The trial judge, the finder of fact at the suppression hearing, found that entry into McLain's home was made pursuant to the voluntary consent of Mr. Mulldune. Mulldune's apparently helpful attitude toward the police and his gestures support this conclusion. The findings of a single justice in cases such as this will not be set aside unless clearly erroneous. State v. MacKenzie, 161 Me. 123, 210 A.2d 24 (1965). While the testimony of Peterson was controverted in some particulars by Mulldune, we must give due regard to the opportunity of the trial court to judge the credibility of witnesses. There being sufficient evidence in the record to support a finding, by a fair preponderance of the evidence, that consent to enter the premises was freely given, we cannot hold that the conclusion reached by the presiding justice was clearly erroneous.

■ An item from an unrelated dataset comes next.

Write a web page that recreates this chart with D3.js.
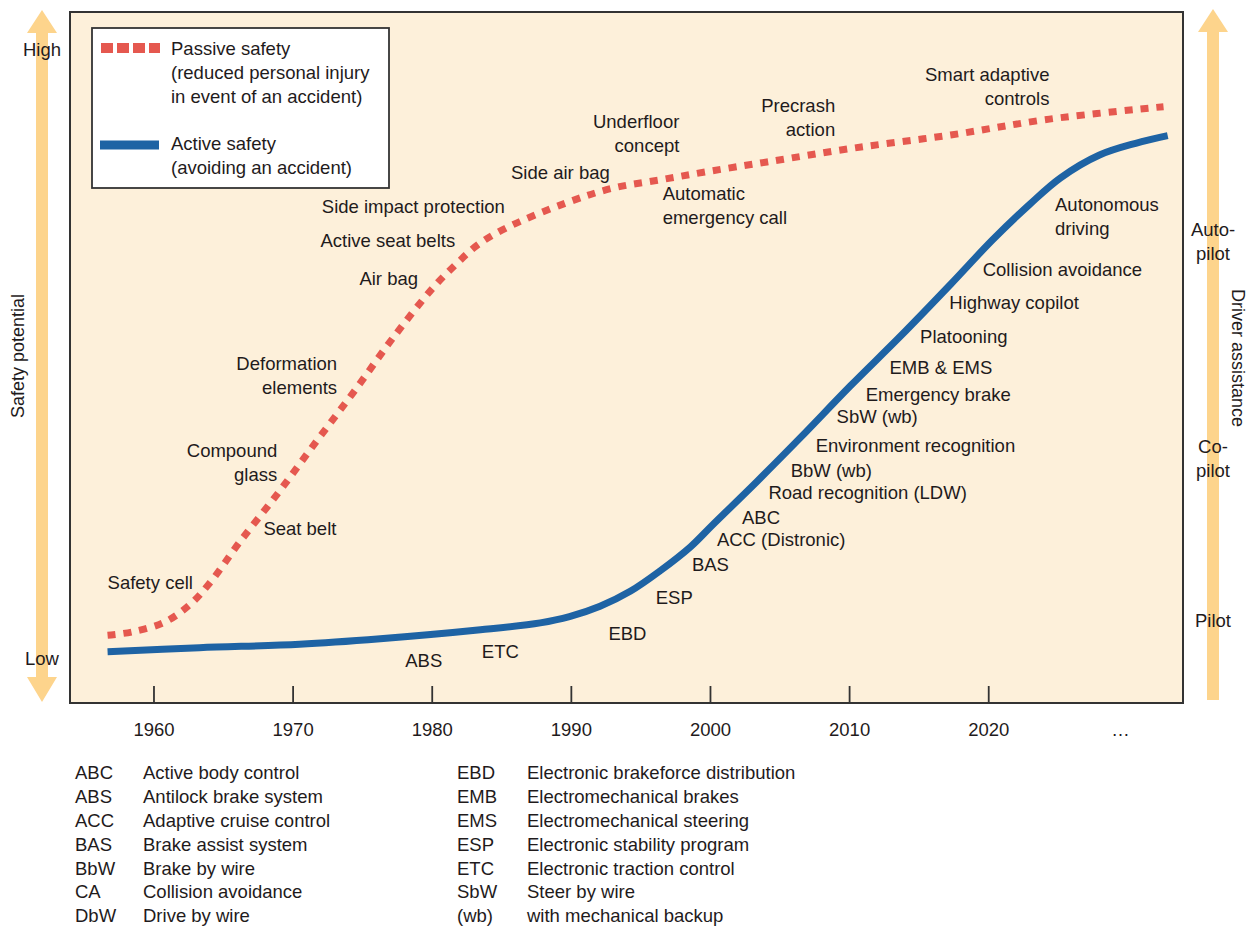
<!DOCTYPE html>
<html>
<head>
<meta charset="utf-8">
<script src="https://cdn.jsdelivr.net/npm/d3@7"></script>
<style>
  body { margin: 0; background: #fff; }
  text { font-family: "Liberation Sans", Arial, sans-serif; fill: #1f1b1c; }
</style>
</head>
<body>
<svg width="1257" height="927"></svg>
<script>
// passive safety curve (red, dashed)
var passiveYears = [1956.7, 1958.5, 1960.8, 1962.6, 1964.1, 1966.2, 1969.0, 1971.8, 1974.5, 1977.2, 1980.1, 1981.7,
                    1983.3, 1985.3, 1989.7, 1993.0, 1996.4, 1999.8, 2004.1, 2010.3, 2017.3, 2024.4, 2032.6];
var passiveValues = [9.8, 10.3, 11.7, 14.2, 17.5, 23.3, 30.5, 38.1, 45.3, 52.8, 60.1, 63.4,
                     66.3, 68.7, 72.4, 74.5, 75.7, 76.9, 78.3, 80.3, 82.2, 84.5, 86.3];

// active safety curve (blue)
var activeYears = [1956.7, 1963.3, 1970.5, 1976.3, 1983.5, 1987.8, 1989.9, 1992.1, 1994.3, 1996.4, 1998.6, 2000.2,
                   2003.4, 2006.5, 2010.1, 2013.7, 2017.3, 2020.3, 2023.0, 2025.2, 2028.0, 2030.6, 2032.9];
var activeValues = [7.4, 8.0, 8.5, 9.3, 10.6, 11.6, 12.5, 14.0, 16.2, 19.1, 22.6, 25.8,
                    32.1, 38.4, 45.9, 53.1, 60.6, 67.0, 72.2, 76.0, 79.3, 81.0, 82.1];

var tickYears = [1960, 1970, 1980, 1990, 2000, 2010, 2020];
var moreLabel = "…", moreYear = 2029.5;

// milestones: [lines, year, value, anchor]
var passiveLabels = [
    [["Safety cell"], 1956.7, 17.4, "start"],
    [["Seat belt"], 1967.9, 25.2, "start"],
    [["Compound", "glass"], 1968.9, 36.5, "end"],
    [["Deformation", "elements"], 1973.2, 49.2, "end"],
    [["Air bag"], 1974.8, 61.4, "start"],
    [["Active seat belts"], 1972.0, 67.0, "start"],
    [["Side impact protection"], 1972.1, 71.9, "start"],
    [["Side air bag"], 1985.7, 76.7, "start"],
    [["Underfloor", "concept"], 1997.8, 84.1, "end"],
    [["Automatic", "emergency call"], 1996.6, 73.7, "start"],
    [["Precrash", "action"], 2009.0, 86.4, "end"],
    [["Smart adaptive", "controls"], 2024.4, 90.9, "end"]
];
var activeLabels = [
    [["ABS"], 1978.1, 6.2], [["ETC"], 1983.6, 7.5], [["EBD"], 1992.7, 10.1],
    [["ESP"], 1996.1, 15.3], [["BAS"], 1998.7, 20.0], [["ACC (Distronic)"], 2000.5, 23.7],
    [["ABC"], 2002.3, 26.9], [["Road recognition (LDW)"], 2004.2, 30.4], [["BbW (wb)"], 2005.8, 33.7],
    [["Environment recognition"], 2007.6, 37.3], [["SbW (wb)"], 2009.1, 41.4], [["Emergency brake"], 2011.2, 44.7],
    [["EMB & EMS"], 2012.9, 48.6], [["Platooning"], 2015.1, 53.1], [["Highway copilot"], 2017.2, 57.9],
    [["Collision avoidance"], 2019.6, 62.7], [["Autonomous", "driving"], 2024.8, 72.1]
];

var leftLabels = [["High", 94.5], ["Low", 6.5]];
var rightLabels = [[["Auto-", "pilot"], 68.5], [["Co-", "pilot"], 37.1], [["Pilot"], 12.0]];

var abbrLeft = [["ABC", "Active body control"], ["ABS", "Antilock brake system"], ["ACC", "Adaptive cruise control"],
                ["BAS", "Brake assist system"], ["BbW", "Brake by wire"], ["CA", "Collision avoidance"], ["DbW", "Drive by wire"]];
var abbrRight = [["EBD", "Electronic brakeforce distribution"], ["EMB", "Electromechanical brakes"],
                 ["EMS", "Electromechanical steering"], ["ESP", "Electronic stability program"],
                 ["ETC", "Electronic traction control"], ["SbW", "Steer by wire"], ["(wb)", "with mechanical backup"]];

var red = "#e5584f", blue = "#1e63a4", arrowCol = "#fdd48c", bg = "#fdf0da", ink = "#1f1b1c";

var svg = d3.select("svg");
var box = {left: 70, right: 1183, top: 12, bottom: 703};

var x = d3.scaleLinear().domain([1954, 2034]).range([box.left, box.right]);
var y = d3.scaleLinear().domain([0, 100]).range([box.bottom, box.top]);

// side arrows
var la = 42, ra = 1213;
svg.append("path")
    .attr("d", "M" + la + ",10 L" + (la + 15) + ",33 L" + (la + 6) + ",33 L" + (la + 6) + ",677 L" + (la + 15) + ",677 L" + la + ",702 L" +
        (la - 15) + ",677 L" + (la - 6) + ",677 L" + (la - 6) + ",33 L" + (la - 15) + ",33 Z")
    .attr("fill", arrowCol);
svg.append("path")
    .attr("d", "M" + ra + ",9 L" + (ra + 15) + ",32 L" + (ra + 6) + ",32 L" + (ra + 6) + ",700 L" + (ra - 6) + ",700 L" +
        (ra - 6) + ",32 L" + (ra - 15) + ",32 Z")
    .attr("fill", arrowCol);

// plot box
svg.append("rect")
    .attr("x", box.left).attr("y", box.top)
    .attr("width", box.right - box.left).attr("height", box.bottom - box.top)
    .attr("fill", bg).attr("stroke", "#333").attr("stroke-width", 2);

// x axis
var axis = svg.append("g")
    .attr("transform", "translate(0," + box.bottom + ")")
    .call(d3.axisBottom(x).tickValues(tickYears).tickFormat(d3.format("d"))
        .tickSizeInner(-17).tickSizeOuter(0).tickPadding(20));
axis.select(".domain").remove();
axis.selectAll("line").attr("stroke", "#333").attr("stroke-width", 1.8);
axis.selectAll("text").attr("font-size", 18.5).attr("font-family", null).attr("fill", ink);
svg.append("text")
    .attr("x", x(moreYear)).attr("y", 730).attr("dy", "0.35em")
    .attr("text-anchor", "middle").attr("font-size", 18.5)
    .text(moreLabel);

// curves
var line = d3.line()
    .x(function(d) { return x(d[0]); })
    .y(function(d) { return y(d[1]); })
    .curve(d3.curveCatmullRom.alpha(0.5));

var passive = passiveYears.map(function(yr, i) { return [yr, passiveValues[i]]; });
var active = activeYears.map(function(yr, i) { return [yr, activeValues[i]]; });

svg.append("path")
    .attr("d", line(active))
    .attr("fill", "none").attr("stroke", blue).attr("stroke-width", 7);

svg.append("path")
    .attr("d", line(passive))
    .attr("fill", "none").attr("stroke", red).attr("stroke-width", 7)
    .attr("stroke-dasharray", "8,8");

function drawLabel(g, lines, px, py, anchor) {
    var t = g.append("text")
        .attr("x", px).attr("y", py)
        .attr("text-anchor", anchor)
        .attr("font-size", 18.5);
    lines.forEach(function(s, i) {
        t.append("tspan")
            .attr("x", px)
            .attr("y", py + i * 24)
            .attr("dy", "0.35em")
            .text(s);
    });
}

var lab = svg.append("g");
passiveLabels.forEach(function(d) { drawLabel(lab, d[0], x(d[1]), y(d[2]), d[3]); });
activeLabels.forEach(function(d) { drawLabel(lab, d[0], x(d[1]), y(d[2]), "start"); });

leftLabels.forEach(function(d) { drawLabel(lab, [d[0]], la, y(d[1]), "middle"); });
rightLabels.forEach(function(d) { drawLabel(lab, d[0], ra, y(d[1]), "middle"); });

svg.append("text")
    .attr("transform", "translate(18," + 356 + ") rotate(-90)")
    .attr("text-anchor", "middle").attr("dy", "0.35em")
    .attr("font-size", 18)
    .text("Safety potential");
svg.append("text")
    .attr("transform", "translate(1238," + 358 + ") rotate(90)")
    .attr("text-anchor", "middle").attr("dy", "0.35em")
    .attr("font-size", 18)
    .text("Driver assistance");

// legend
var lg = svg.append("g");
lg.append("rect")
    .attr("x", 92).attr("y", 28).attr("width", 297).attr("height", 160)
    .attr("fill", "#fff").attr("stroke", "#333").attr("stroke-width", 1.8);
lg.append("line")
    .attr("x1", 101).attr("x2", 160).attr("y1", 48).attr("y2", 48)
    .attr("stroke", red).attr("stroke-width", 10).attr("stroke-dasharray", "12,4");
lg.append("line")
    .attr("x1", 100).attr("x2", 159).attr("y1", 145).attr("y2", 145)
    .attr("stroke", blue).attr("stroke-width", 9);
drawLabel(lg, ["Passive safety", "(reduced personal injury", "in event of an accident)"], 171, 49, "start");
drawLabel(lg, ["Active safety", "(avoiding an accident)"], 171, 144, "start");

// abbreviations
function drawAbbr(list, x0, x1) {
    var g = svg.append("g");
    list.forEach(function(d, i) {
        var yy = 773 + i * 23.8;
        g.append("text").attr("x", x0).attr("y", yy).attr("dy", "0.35em").attr("font-size", 18.5).text(d[0]);
        g.append("text").attr("x", x1).attr("y", yy).attr("dy", "0.35em").attr("font-size", 18.5).text(d[1]);
    });
}
drawAbbr(abbrLeft, 75, 143);
drawAbbr(abbrRight, 457, 527);
</script>
</body>
</html>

Mulldune bore an appropriate relationship to the property to consent effectively to an entry by the police. While the house in question was rented in the name of appellant McLain, Mulldune had lived there for seven or eight months. He had full use of the house, and he and McLain conducted business from the premises. Those factors gave Mulldune sufficient control over the house to give consent in his own right to the entry of the police. United States v. Matlock, 415 U.S. 164, 94 S.Ct. 988, 39 L.Ed.2d 242 (1974); State v. Thibodeau, 317 A.2d 172 (Me. 1974).
Having determined that the police were authorized to be where they were, namely, in McLain's home and, more specifically, in his dining room, we conclude that the harpsichord and the paintings which were seen in plain view were subject to seizure. Harris v. United States, 390 U.S. 234, 88 S.Ct. 992, 19 L.Ed.2d 1067 (1968); State v. Cowperthwaite, 354 A.2d 173 (Me. 1976).

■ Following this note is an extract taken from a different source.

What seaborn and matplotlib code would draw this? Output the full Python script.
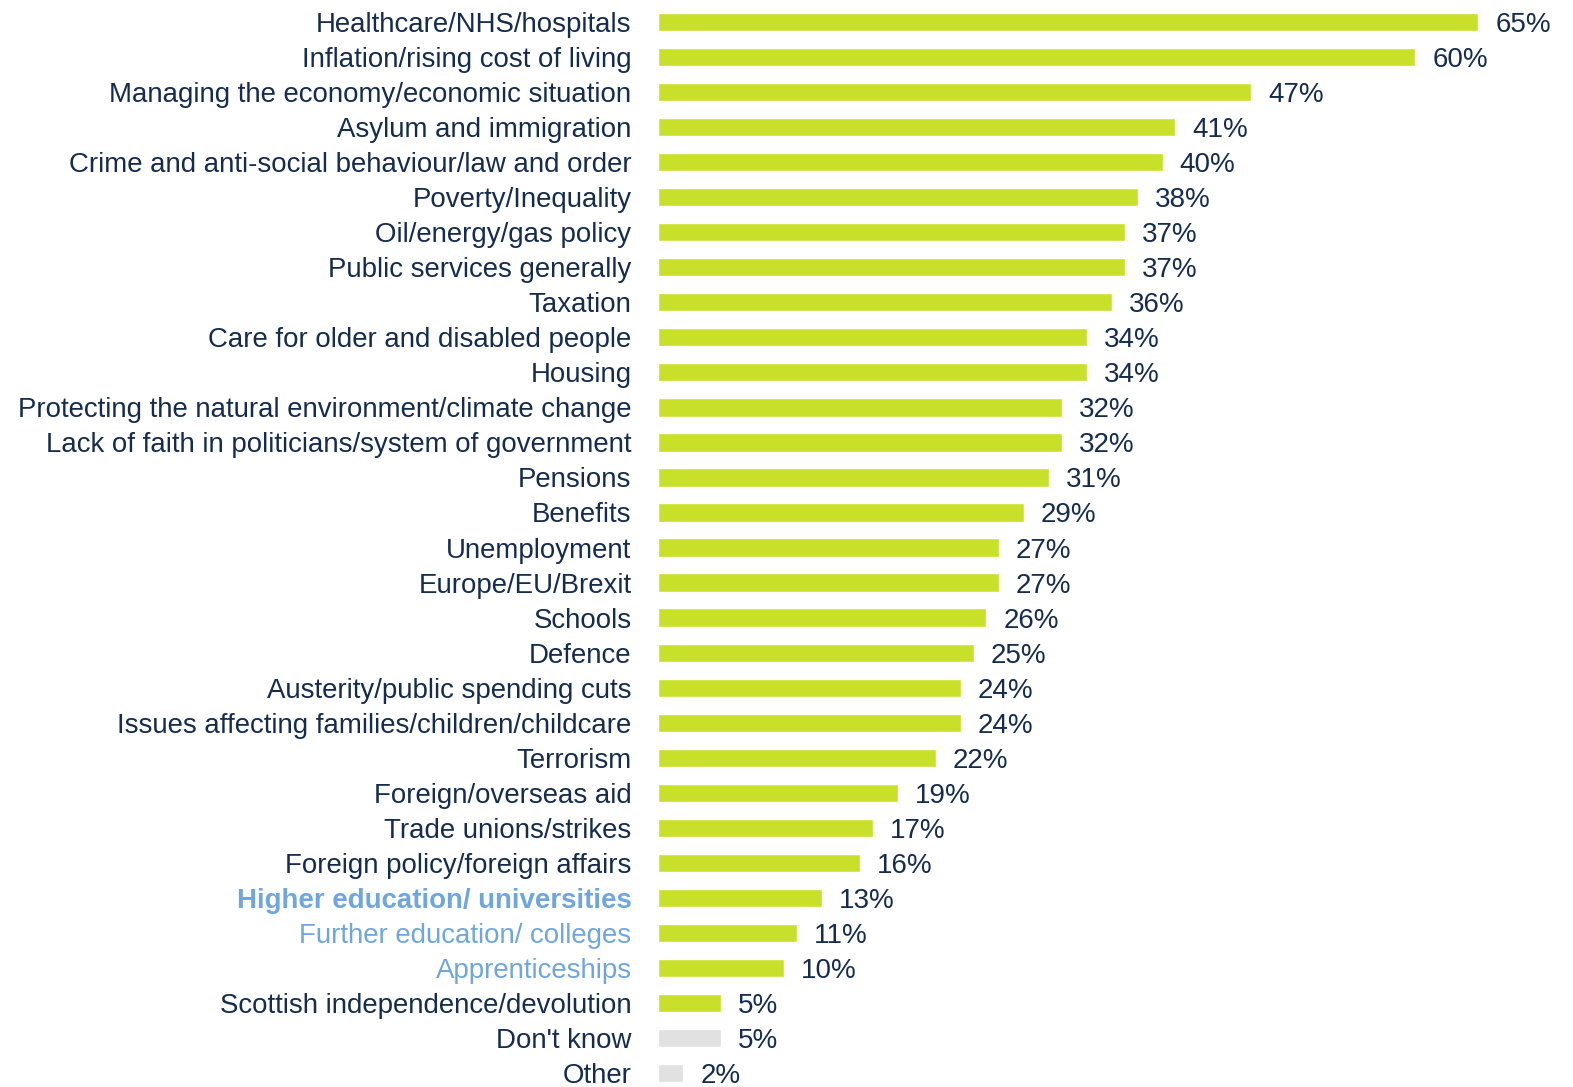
import matplotlib
matplotlib.use("Agg")
import matplotlib.pyplot as plt
import seaborn as sns
import pandas as pd

categories = [
    "Healthcare/NHS/hospitals",
    "Inflation/rising cost of living",
    "Managing the economy/economic situation",
    "Asylum and immigration",
    "Crime and anti-social behaviour/law and order",
    "Poverty/Inequality",
    "Oil/energy/gas policy",
    "Public services generally",
    "Taxation",
    "Care for older and disabled people",
    "Housing",
    "Protecting the natural environment/climate change",
    "Lack of faith in politicians/system of government",
    "Pensions",
    "Benefits",
    "Unemployment",
    "Europe/EU/Brexit",
    "Schools",
    "Defence",
    "Austerity/public spending cuts",
    "Issues affecting families/children/childcare",
    "Terrorism",
    "Foreign/overseas aid",
    "Trade unions/strikes",
    "Foreign policy/foreign affairs",
    "Higher education/ universities",
    "Further education/ colleges",
    "Apprenticeships",
    "Scottish independence/devolution",
    "Don't know",
    "Other",
]
values = [65, 60, 47, 41, 40, 38, 37, 37, 36, 34, 34, 32, 32, 31, 29, 27, 27,
          26, 25, 24, 24, 22, 19, 17, 16, 13, 11, 10, 5, 5, 2]
muted = ["Don't know", "Other"]
education = ["Higher education/ universities", "Further education/ colleges", "Apprenticeships"]

GREEN = "#C9E02B"
GREY = "#E1E1E1"
NAVY = "#152C4F"
BLUE = "#6FA6DE"

df = pd.DataFrame({"issue": categories, "share": values})
palette = {c: (GREY if c in muted else GREEN) for c in categories}

sns.set_theme(style="white")
plt.rcParams["font.family"] = ["Liberation Sans", "DejaVu Sans"]

fig = plt.figure(figsize=(15.73, 10.87), dpi=100)
ax = fig.add_axes([658 / 1573, 0, 1 - 658 / 1573, 1])

sns.barplot(data=df, x="share", y="issue", hue="issue", palette=palette,
            order=categories, hue_order=categories, width=0.52,
            legend=False, ax=ax, saturation=1)

ax.set_xlim(0, 72.5)
ax.set_ylim(30.4, -0.63)
ax.set_xlabel("")
ax.set_ylabel("")
ax.set_xticks([])
sns.despine(ax=ax, left=True, bottom=True, top=True, right=True)

for i, v in enumerate(values):
    ax.text(v + 1.35, i, f"{v}%", va="center_baseline", ha="left",
            fontsize=20, color=NAVY)

ax.tick_params(axis="y", length=0, pad=19)
for lab in ax.get_yticklabels():
    lab.set_fontsize(19.9)
    lab.set_verticalalignment("center_baseline")
    t = lab.get_text()
    if t in education:
        lab.set_color(BLUE)
        if t == education[0]:
            lab.set_fontweight("bold")
    else:
        lab.set_color(NAVY)

fig.savefig("out.png", dpi=100)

Even when there has been a lawful search or when no search has been necessary, the accompanying seizure must be based on reasonable grounds to believe that the property falls within a category of goods warranting seizure. See Warden, Maryland Penitentiary v. Hayden, 387 U.S. 294, 307, 87 S.Ct. 1642, 1650, 18 L.Ed.2d 782, 792 (1967). The inscription on the antique harpsichord made it a highly unusual piece. The presence of this instrument and the four antique paintings in close proximity, coupled with Mrs. Soucy's statement that all the items had just been brought back from Maine, afforded reasonable and adequate grounds for their seizure as stolen goods and as evidence to be used in any future prosecution. Warden, Maryland Penitentiary v. Hayden, supra.

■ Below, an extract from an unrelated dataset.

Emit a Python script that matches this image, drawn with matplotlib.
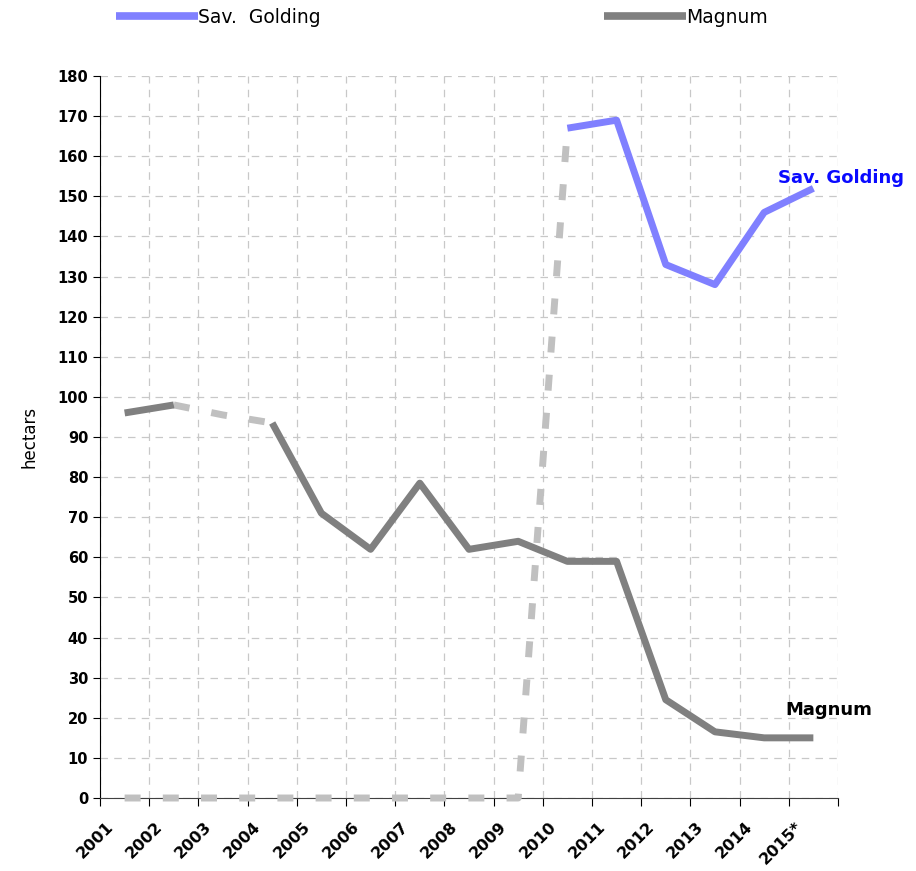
import matplotlib.pyplot as plt
import matplotlib.transforms as mtransforms
import numpy as np

years = ['2001', '2002', '2003', '2004', '2005', '2006', '2007', '2008',
         '2009', '2010', '2011', '2012', '2013', '2014', '2015*']
sav_golding = [0, 0, 0, 0, 0, 0, 0, 0, 0, 167, 169, 133, 128, 146, 152]
magnum = [96, 98, 95.5, 93.5, 71, 62, 78.5, 62, 64, 59, 59, 24.5, 16.5, 15, 15]

blue = '#8080ff'
grey = '#808080'
light = '#c0c0c0'

x = np.arange(len(years))
sg = np.array(sav_golding, dtype=float)
mg = np.array(magnum, dtype=float)

fig = plt.figure(figsize=(9.16, 8.71), dpi=100)
ax = fig.add_axes([0.1092, 0.0838, 0.8056, 0.8289])

lw = 5
dash = (2.3, 3.2)

# light dashed parts (missing / zero years)
ax.plot(x[0:10], sg[0:10], color=light, lw=lw, dashes=dash, clip_on=False, zorder=3)
ax.plot(x[1:4], mg[1:4], color=light, lw=lw, dashes=dash, zorder=3)

# solid parts
ax.plot(x[9:], sg[9:], color=blue, lw=lw, solid_capstyle='butt', zorder=4,
        label='Sav.  Golding')
ax.plot(x[0:2], mg[0:2], color=grey, lw=lw, solid_capstyle='butt', zorder=4)
ax.plot(x[3:], mg[3:], color=grey, lw=lw, solid_capstyle='butt', zorder=4,
        label='Magnum')

ax.set_xlim(-0.5, len(years) - 0.5)
ax.set_ylim(0, 180)
ax.set_yticks(np.arange(0, 181, 10))
for lab in ax.get_yticklabels():
    lab.set_fontweight('bold')
    lab.set_fontsize(10.5)

ax.set_xticks(np.arange(-0.5, len(years), 1.0))
ax.set_xticklabels([])
ax.set_xticks(x, years, minor=True)
ax.tick_params(axis='x', which='minor', length=0, pad=0)
ax.tick_params(axis='x', which='major', length=6, direction='out')
ax.tick_params(axis='y', length=5, direction='out')
shift = mtransforms.ScaledTranslation(-0.19, -0.21, fig.dpi_scale_trans)
for lab in ax.get_xticklabels(minor=True):
    lab.set_rotation(45)
    lab.set_ha('right')
    lab.set_va('top')
    lab.set_rotation_mode('anchor')
    lab.set_fontweight('bold')
    lab.set_fontsize(11.5)
    lab.set_transform(lab.get_transform() + shift)

ax.grid(True, which='major', color='#c8c8c8', linestyle=(0, (6, 5)), lw=0.9)
ax.set_axisbelow(True)
for s in ['top', 'right']:
    ax.spines[s].set_visible(False)
ax.spines['bottom'].set_color('#404040')

ax.set_ylabel('hectars', fontsize=12, labelpad=14)

ax.text(14.56, 154.5, 'Sav. Golding', color='#0a0aff', fontsize=13,
        fontweight='bold', ha='center', va='center')
ax.text(14.32, 21.9, 'Magnum', color='black', fontsize=13,
        fontweight='bold', ha='center', va='center')

leg = fig.legend(loc='upper left', bbox_to_anchor=(0.116, 1.002), ncol=2,
                 frameon=False, fontsize=13.5, handlelength=4.4, handletextpad=0.0,
                 columnspacing=15.1, borderpad=0)
for h in leg.get_lines():
    h.set_linewidth(5.5)
    h.set_solid_capstyle('butt')

fig.savefig('out.png', dpi=100)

The seizure of the musket and desk at the San Rafael auction gallery was also proper. While appellant apparently does not object to the entry of the police upon the gallery premises, he does object to the seizure on the grounds that the desk and musket were not sufficiently distinguishable from other property to permit a reasonable belief that they were the items stolen from Blue Hill.
Just before the seizure, Inspector Peterson telephoned a Mrs. Chamberlain, daughter of the Blue Hill larceny victim, from the San Rafael art gallery. Mrs. Chamberlain, who had spent numerous summers at the Blue Hill residence, had gone there shortly after the larceny and had had occasion to observe which items were missing. From the gallery, the inspector described to Mrs. Chamberlain some of the property before him. One item described was a handcarved desk with a carving of a lion on it. On the legs of the desk were carvings of birds with grapes in their beaks. Mrs. Chamberlain thought she recognized this as one of the items stolen from her mother's home. To be absolutely sure, however, she told the police that she knew of a secret compartment in the desk and that if they followed her instructions, the compartment would open. Following these coast-to-coast instructions, the police opened certain drawers, pulled a particular knob, and a secret compartment sprang open. At that point the police had reasonable and adequate grounds to believe that the desk was stolen from Blue Hill.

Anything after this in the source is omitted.